Directions -
Every line must be returned precisely as it is written.

[Start Source excerpt]

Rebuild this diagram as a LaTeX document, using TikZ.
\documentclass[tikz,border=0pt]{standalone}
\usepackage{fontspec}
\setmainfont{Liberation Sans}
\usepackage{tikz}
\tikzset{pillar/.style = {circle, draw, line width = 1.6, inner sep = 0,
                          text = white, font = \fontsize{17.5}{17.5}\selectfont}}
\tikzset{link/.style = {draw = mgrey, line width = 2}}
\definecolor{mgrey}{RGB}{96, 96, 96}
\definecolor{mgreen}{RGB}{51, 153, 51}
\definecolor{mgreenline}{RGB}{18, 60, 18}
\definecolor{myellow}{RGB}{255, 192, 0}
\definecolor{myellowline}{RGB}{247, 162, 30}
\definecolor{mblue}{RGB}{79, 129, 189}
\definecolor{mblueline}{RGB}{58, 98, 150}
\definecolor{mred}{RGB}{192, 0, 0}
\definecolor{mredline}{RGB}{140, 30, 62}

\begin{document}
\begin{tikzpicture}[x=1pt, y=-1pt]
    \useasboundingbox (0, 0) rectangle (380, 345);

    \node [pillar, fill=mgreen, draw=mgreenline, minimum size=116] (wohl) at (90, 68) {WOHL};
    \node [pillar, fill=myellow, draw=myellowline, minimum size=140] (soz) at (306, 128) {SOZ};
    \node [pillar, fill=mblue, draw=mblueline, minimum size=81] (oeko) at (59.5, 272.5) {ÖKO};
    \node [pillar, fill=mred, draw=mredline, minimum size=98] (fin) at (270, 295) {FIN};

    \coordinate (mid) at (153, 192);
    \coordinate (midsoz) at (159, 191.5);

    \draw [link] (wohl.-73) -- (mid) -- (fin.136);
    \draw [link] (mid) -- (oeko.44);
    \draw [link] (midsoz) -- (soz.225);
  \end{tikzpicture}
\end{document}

[End Source excerpt]

Result of the task -
Rebuild this diagram as a LaTeX document, using TikZ.
\documentclass[tikz,border=0pt]{standalone}
\usepackage{fontspec}
\setmainfont{Liberation Sans}
\usepackage{tikz}
\tikzset{pillar/.style = {circle, draw, line width = 1.6, inner sep = 0,
                          text = white, font = \fontsize{17.5}{17.5}\selectfont}}
\tikzset{link/.style = {draw = mgrey, line width = 2}}
\definecolor{mgrey}{RGB}{96, 96, 96}
\definecolor{mgreen}{RGB}{51, 153, 51}
\definecolor{mgreenline}{RGB}{18, 60, 18}
\definecolor{myellow}{RGB}{255, 192, 0}
\definecolor{myellowline}{RGB}{247, 162, 30}
\definecolor{mblue}{RGB}{79, 129, 189}
\definecolor{mblueline}{RGB}{58, 98, 150}
\definecolor{mred}{RGB}{192, 0, 0}
\definecolor{mredline}{RGB}{140, 30, 62}

\begin{document}
\begin{tikzpicture}[x=1pt, y=-1pt]
    \useasboundingbox (0, 0) rectangle (380, 345);

    \node [pillar, fill=mgreen, draw=mgreenline, minimum size=116] (wohl) at (90, 68) {WOHL};
    \node [pillar, fill=myellow, draw=myellowline, minimum size=140] (soz) at (306, 128) {SOZ};
    \node [pillar, fill=mblue, draw=mblueline, minimum size=81] (oeko) at (59.5, 272.5) {ÖKO};
    \node [pillar, fill=mred, draw=mredline, minimum size=98] (fin) at (270, 295) {FIN};

    \coordinate (mid) at (153, 192);
    \coordinate (midsoz) at (159, 191.5);

    \draw [link] (wohl.-73) -- (mid) -- (fin.136);
    \draw [link] (mid) -- (oeko.44);
    \draw [link] (midsoz) -- (soz.225);
  \end{tikzpicture}
\end{document}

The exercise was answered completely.